*Exercise objective*: The lines from the top of the material below through the line containing "ctx.fillRect(x0, rows[0] - 9, x1" are to be printed exactly, with pictures omitted.

* Begin *

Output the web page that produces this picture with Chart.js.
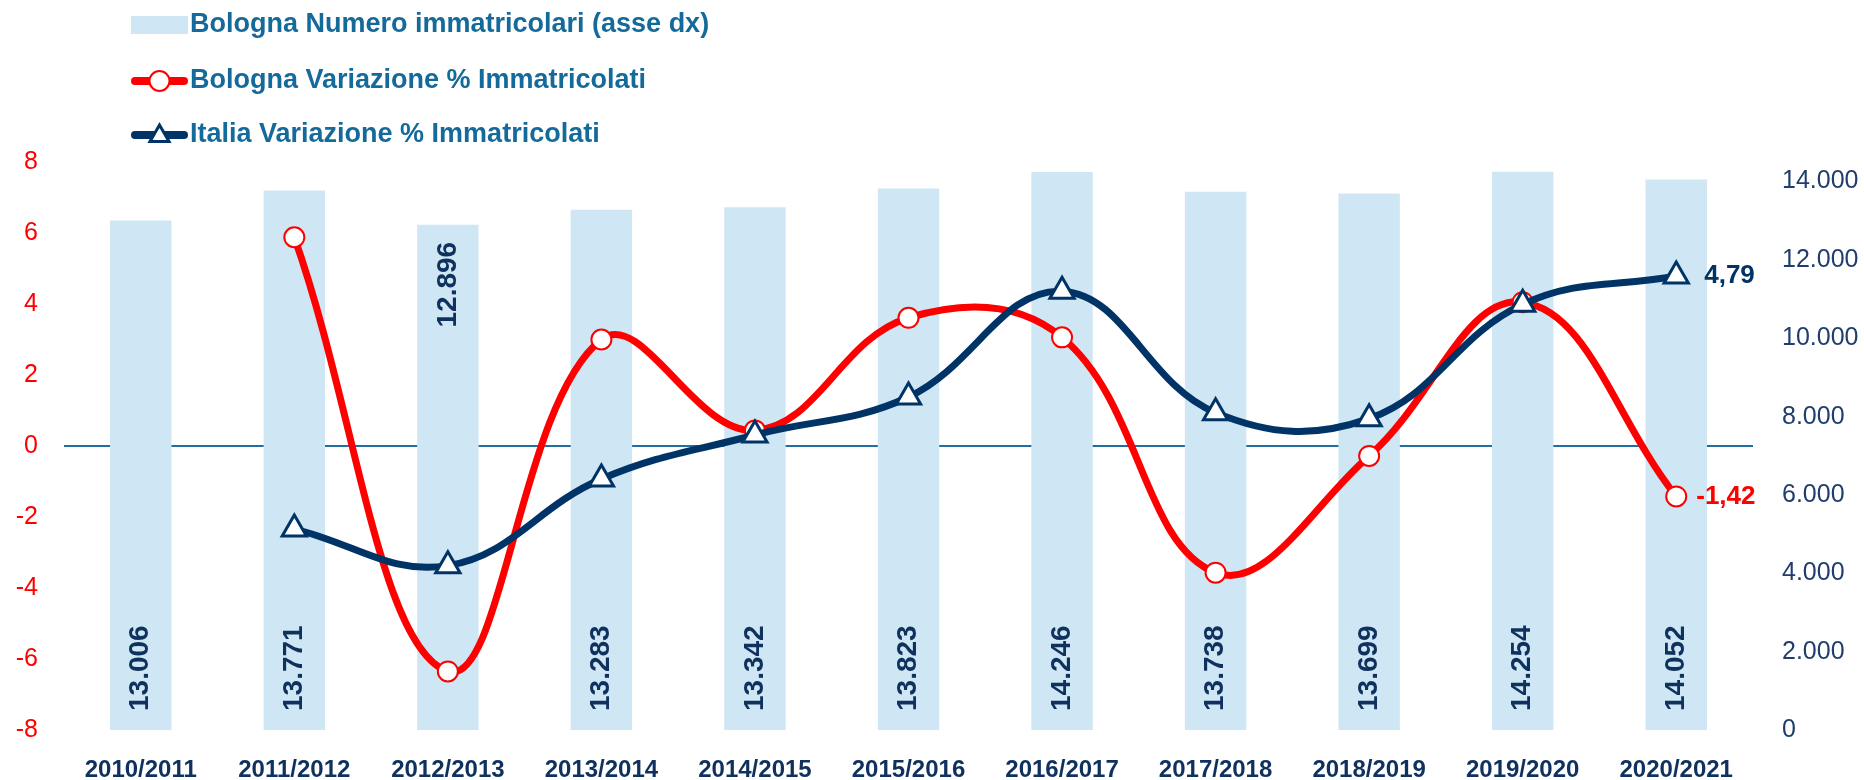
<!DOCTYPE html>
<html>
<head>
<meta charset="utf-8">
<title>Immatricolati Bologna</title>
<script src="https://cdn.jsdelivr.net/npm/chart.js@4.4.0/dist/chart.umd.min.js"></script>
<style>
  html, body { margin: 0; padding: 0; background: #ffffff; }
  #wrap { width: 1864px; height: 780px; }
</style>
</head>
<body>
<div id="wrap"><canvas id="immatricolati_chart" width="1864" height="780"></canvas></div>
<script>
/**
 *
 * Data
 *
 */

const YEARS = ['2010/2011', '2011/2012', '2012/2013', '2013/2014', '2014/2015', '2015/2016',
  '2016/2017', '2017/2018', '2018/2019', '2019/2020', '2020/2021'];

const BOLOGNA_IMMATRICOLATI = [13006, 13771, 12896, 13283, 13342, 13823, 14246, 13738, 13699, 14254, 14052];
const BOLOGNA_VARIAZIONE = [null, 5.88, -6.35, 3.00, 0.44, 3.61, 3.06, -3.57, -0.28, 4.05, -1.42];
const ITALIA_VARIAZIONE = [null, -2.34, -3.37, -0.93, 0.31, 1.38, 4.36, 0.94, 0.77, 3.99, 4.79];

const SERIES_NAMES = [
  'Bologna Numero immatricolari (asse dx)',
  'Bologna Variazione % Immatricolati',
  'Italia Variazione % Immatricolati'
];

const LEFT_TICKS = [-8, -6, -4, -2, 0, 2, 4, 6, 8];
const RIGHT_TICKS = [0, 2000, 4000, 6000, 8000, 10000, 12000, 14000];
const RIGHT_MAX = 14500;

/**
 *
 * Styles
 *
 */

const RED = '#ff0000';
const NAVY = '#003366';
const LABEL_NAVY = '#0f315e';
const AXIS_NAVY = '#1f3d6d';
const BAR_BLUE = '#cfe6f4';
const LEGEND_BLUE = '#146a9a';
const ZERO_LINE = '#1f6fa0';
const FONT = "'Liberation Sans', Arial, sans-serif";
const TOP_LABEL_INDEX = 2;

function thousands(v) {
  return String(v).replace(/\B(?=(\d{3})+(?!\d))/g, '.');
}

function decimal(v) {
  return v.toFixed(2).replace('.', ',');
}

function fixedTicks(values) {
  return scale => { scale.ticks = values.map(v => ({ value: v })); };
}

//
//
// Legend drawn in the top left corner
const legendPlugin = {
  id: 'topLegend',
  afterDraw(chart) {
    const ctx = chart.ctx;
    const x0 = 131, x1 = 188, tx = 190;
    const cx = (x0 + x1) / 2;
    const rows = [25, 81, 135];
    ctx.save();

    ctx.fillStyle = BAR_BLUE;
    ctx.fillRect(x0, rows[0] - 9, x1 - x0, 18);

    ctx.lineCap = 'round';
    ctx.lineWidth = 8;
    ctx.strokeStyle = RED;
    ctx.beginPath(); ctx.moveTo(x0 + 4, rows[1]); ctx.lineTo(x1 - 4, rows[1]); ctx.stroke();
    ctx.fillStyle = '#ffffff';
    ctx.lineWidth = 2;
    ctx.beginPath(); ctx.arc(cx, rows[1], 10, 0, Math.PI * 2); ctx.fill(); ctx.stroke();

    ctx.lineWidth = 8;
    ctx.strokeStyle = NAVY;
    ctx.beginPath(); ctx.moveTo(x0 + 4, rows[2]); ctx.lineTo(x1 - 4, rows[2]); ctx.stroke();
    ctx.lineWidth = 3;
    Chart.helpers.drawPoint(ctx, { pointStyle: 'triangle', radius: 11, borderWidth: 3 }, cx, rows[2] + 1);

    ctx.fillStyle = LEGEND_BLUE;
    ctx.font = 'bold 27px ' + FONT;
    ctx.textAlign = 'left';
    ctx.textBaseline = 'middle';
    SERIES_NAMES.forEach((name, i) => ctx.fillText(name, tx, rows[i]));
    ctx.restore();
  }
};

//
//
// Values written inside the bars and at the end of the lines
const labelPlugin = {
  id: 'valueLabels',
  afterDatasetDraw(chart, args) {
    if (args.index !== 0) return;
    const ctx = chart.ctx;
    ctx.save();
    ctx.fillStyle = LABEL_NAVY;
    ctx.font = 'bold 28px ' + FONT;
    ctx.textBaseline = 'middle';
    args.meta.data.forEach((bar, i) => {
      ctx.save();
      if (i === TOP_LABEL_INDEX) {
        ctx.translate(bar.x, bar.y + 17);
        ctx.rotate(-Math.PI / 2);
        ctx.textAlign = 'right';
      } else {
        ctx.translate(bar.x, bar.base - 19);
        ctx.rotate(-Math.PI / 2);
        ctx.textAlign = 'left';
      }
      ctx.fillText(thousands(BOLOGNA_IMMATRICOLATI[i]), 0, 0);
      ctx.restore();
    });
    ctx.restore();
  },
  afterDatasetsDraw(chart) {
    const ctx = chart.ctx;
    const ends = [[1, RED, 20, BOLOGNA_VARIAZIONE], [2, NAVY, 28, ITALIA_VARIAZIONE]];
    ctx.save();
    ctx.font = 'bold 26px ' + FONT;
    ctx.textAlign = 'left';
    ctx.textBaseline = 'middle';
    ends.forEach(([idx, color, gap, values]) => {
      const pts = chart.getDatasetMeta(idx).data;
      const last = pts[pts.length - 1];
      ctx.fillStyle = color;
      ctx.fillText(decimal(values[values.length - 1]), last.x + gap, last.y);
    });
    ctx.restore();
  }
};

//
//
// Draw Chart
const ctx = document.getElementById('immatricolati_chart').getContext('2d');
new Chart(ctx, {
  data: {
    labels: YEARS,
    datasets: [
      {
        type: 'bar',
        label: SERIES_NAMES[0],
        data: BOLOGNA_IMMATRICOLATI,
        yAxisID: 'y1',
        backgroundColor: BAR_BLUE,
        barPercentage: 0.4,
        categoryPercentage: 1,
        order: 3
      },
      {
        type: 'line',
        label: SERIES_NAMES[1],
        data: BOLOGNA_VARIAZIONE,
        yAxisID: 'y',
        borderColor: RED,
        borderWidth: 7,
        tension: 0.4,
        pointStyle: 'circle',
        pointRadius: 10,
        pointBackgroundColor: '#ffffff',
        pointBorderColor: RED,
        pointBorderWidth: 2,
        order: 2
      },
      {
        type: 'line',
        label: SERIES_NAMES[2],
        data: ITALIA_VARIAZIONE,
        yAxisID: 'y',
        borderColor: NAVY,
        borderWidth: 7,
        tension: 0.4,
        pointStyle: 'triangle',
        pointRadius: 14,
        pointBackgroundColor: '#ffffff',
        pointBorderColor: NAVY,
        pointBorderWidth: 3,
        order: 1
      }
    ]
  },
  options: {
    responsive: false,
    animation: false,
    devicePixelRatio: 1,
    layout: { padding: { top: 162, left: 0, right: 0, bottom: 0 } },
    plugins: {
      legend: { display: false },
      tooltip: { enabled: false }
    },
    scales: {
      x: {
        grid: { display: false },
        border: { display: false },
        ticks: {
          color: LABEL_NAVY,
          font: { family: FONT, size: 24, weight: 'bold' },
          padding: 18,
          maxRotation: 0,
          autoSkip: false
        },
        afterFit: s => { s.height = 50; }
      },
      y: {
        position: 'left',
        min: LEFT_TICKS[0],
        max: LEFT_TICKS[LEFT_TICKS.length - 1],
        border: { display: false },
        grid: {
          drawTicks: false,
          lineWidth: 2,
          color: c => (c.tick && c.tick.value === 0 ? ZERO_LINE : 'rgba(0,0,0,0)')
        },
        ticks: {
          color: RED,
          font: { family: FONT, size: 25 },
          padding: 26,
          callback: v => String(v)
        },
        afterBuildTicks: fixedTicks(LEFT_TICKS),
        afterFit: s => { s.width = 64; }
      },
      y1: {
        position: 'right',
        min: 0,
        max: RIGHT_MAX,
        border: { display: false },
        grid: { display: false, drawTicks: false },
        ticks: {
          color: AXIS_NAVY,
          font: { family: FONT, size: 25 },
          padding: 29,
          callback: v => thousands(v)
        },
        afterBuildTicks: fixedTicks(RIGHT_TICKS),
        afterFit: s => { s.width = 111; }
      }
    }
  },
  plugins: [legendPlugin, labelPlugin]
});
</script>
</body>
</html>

* End *

*Result for this exercise*:
Output the web page that produces this picture with Chart.js.
<!DOCTYPE html>
<html>
<head>
<meta charset="utf-8">
<title>Immatricolati Bologna</title>
<script src="https://cdn.jsdelivr.net/npm/chart.js@4.4.0/dist/chart.umd.min.js"></script>
<style>
  html, body { margin: 0; padding: 0; background: #ffffff; }
  #wrap { width: 1864px; height: 780px; }
</style>
</head>
<body>
<div id="wrap"><canvas id="immatricolati_chart" width="1864" height="780"></canvas></div>
<script>
/**
 *
 * Data
 *
 */

const YEARS = ['2010/2011', '2011/2012', '2012/2013', '2013/2014', '2014/2015', '2015/2016',
  '2016/2017', '2017/2018', '2018/2019', '2019/2020', '2020/2021'];

const BOLOGNA_IMMATRICOLATI = [13006, 13771, 12896, 13283, 13342, 13823, 14246, 13738, 13699, 14254, 14052];
const BOLOGNA_VARIAZIONE = [null, 5.88, -6.35, 3.00, 0.44, 3.61, 3.06, -3.57, -0.28, 4.05, -1.42];
const ITALIA_VARIAZIONE = [null, -2.34, -3.37, -0.93, 0.31, 1.38, 4.36, 0.94, 0.77, 3.99, 4.79];

const SERIES_NAMES = [
  'Bologna Numero immatricolari (asse dx)',
  'Bologna Variazione % Immatricolati',
  'Italia Variazione % Immatricolati'
];

const LEFT_TICKS = [-8, -6, -4, -2, 0, 2, 4, 6, 8];
const RIGHT_TICKS = [0, 2000, 4000, 6000, 8000, 10000, 12000, 14000];
const RIGHT_MAX = 14500;

/**
 *
 * Styles
 *
 */

const RED = '#ff0000';
const NAVY = '#003366';
const LABEL_NAVY = '#0f315e';
const AXIS_NAVY = '#1f3d6d';
const BAR_BLUE = '#cfe6f4';
const LEGEND_BLUE = '#146a9a';
const ZERO_LINE = '#1f6fa0';
const FONT = "'Liberation Sans', Arial, sans-serif";
const TOP_LABEL_INDEX = 2;

function thousands(v) {
  return String(v).replace(/\B(?=(\d{3})+(?!\d))/g, '.');
}

function decimal(v) {
  return v.toFixed(2).replace('.', ',');
}

function fixedTicks(values) {
  return scale => { scale.ticks = values.map(v => ({ value: v })); };
}

//
//
// Legend drawn in the top left corner
const legendPlugin = {
  id: 'topLegend',
  afterDraw(chart) {
    const ctx = chart.ctx;
    const x0 = 131, x1 = 188, tx = 190;
    const cx = (x0 + x1) / 2;
    const rows = [25, 81, 135];
    ctx.save();

    ctx.fillStyle = BAR_BLUE;
    ctx.fillRect(x0, rows[0] - 9, x1 - x0, 18);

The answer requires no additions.